The crisis also raised concerns over a possible increase in smuggling and the expansion of illegal economies in the border region. Regional leaders and business owners warned that the trade shutdown mainly harmed border communities, which have historically depended on bilateral commerce.

Colombia and Ecuador border.
More than three months of threats and tariff measures have significantly affected trade between the two countries, especially in border areas. Credit: Ecuadorian Ministry of Foreign Affairs, CC BY 2.0.

The Andean Community Defends Its Foundational Principles

The Andean Community (CAN) is one of the oldest regional integration processes in Latin America and currently brings together Colombia, Ecuador, Peru, and Bolivia in an economic and political bloc aimed at facilitating trade, cooperation, and mobility among its member countries.

The organization was officially created in 1969 with the signing of the Cartagena Agreement, at a time when several South American nations were seeking to strengthen their economies through regional alliances.

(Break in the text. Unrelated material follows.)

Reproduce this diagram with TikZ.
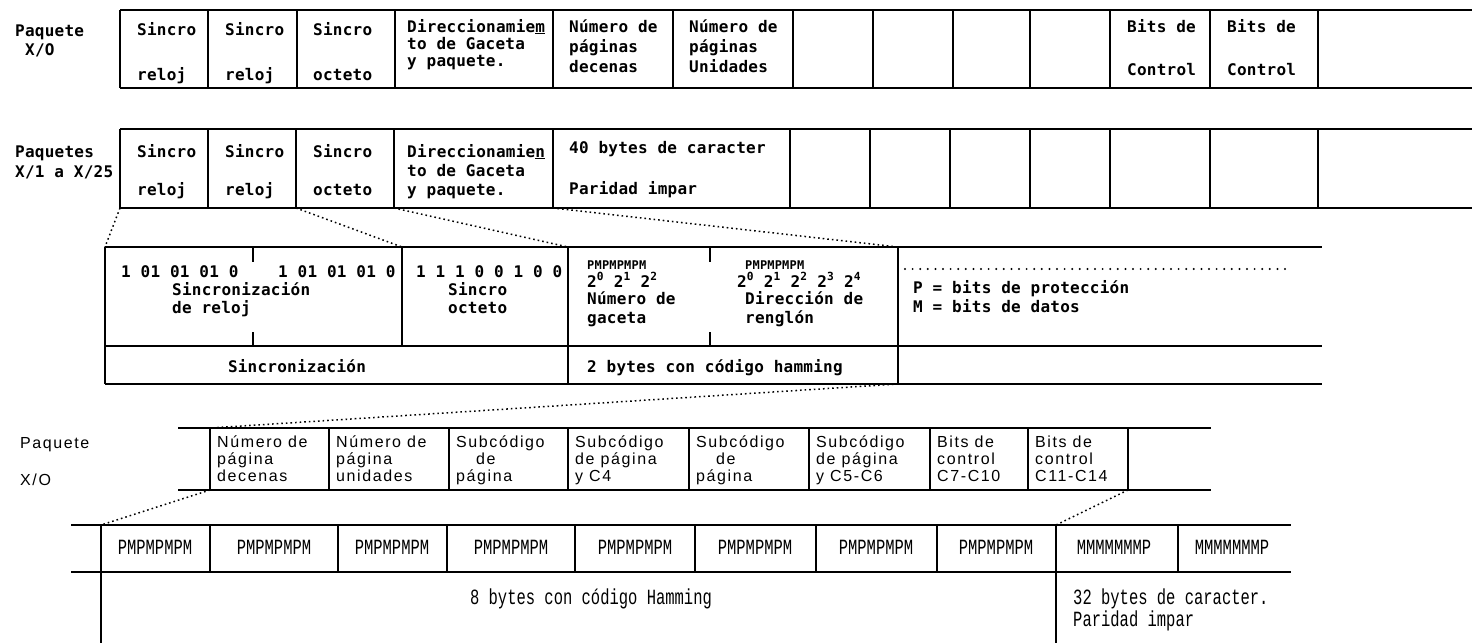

The CAN was established with the goal of promoting the joint development of its members, reducing trade barriers, and encouraging deeper economic integration. Over the years, the bloc also expanded its functions into areas such as transportation, migration, border security, the environment, and institutional cooperation.

One of the central pillars of the Andean Community is free trade among its members. Thanks to that system, most products circulate between Colombia, Ecuador, Peru, and Bolivia without tariffs. The organization also establishes common rules to prevent trade disputes and guarantee similar conditions for companies across the region.

The CAN’s structure includes several institutions. Among the main ones are the Andean Presidential Council, made up of heads of state; the Council of Foreign Ministers; the CAN Commission; and the General Secretariat, headquartered in Lima, which is responsible for ensuring compliance with community rules.

Although Venezuela was part of the bloc for decades, it officially withdrew in 2006 following political and trade differences. Chile also participated during the early years, although it later left the organization.

Today, the Andean Community remains one of the main regional integration mechanisms in South America and a key forum for resolving trade disputes among its members.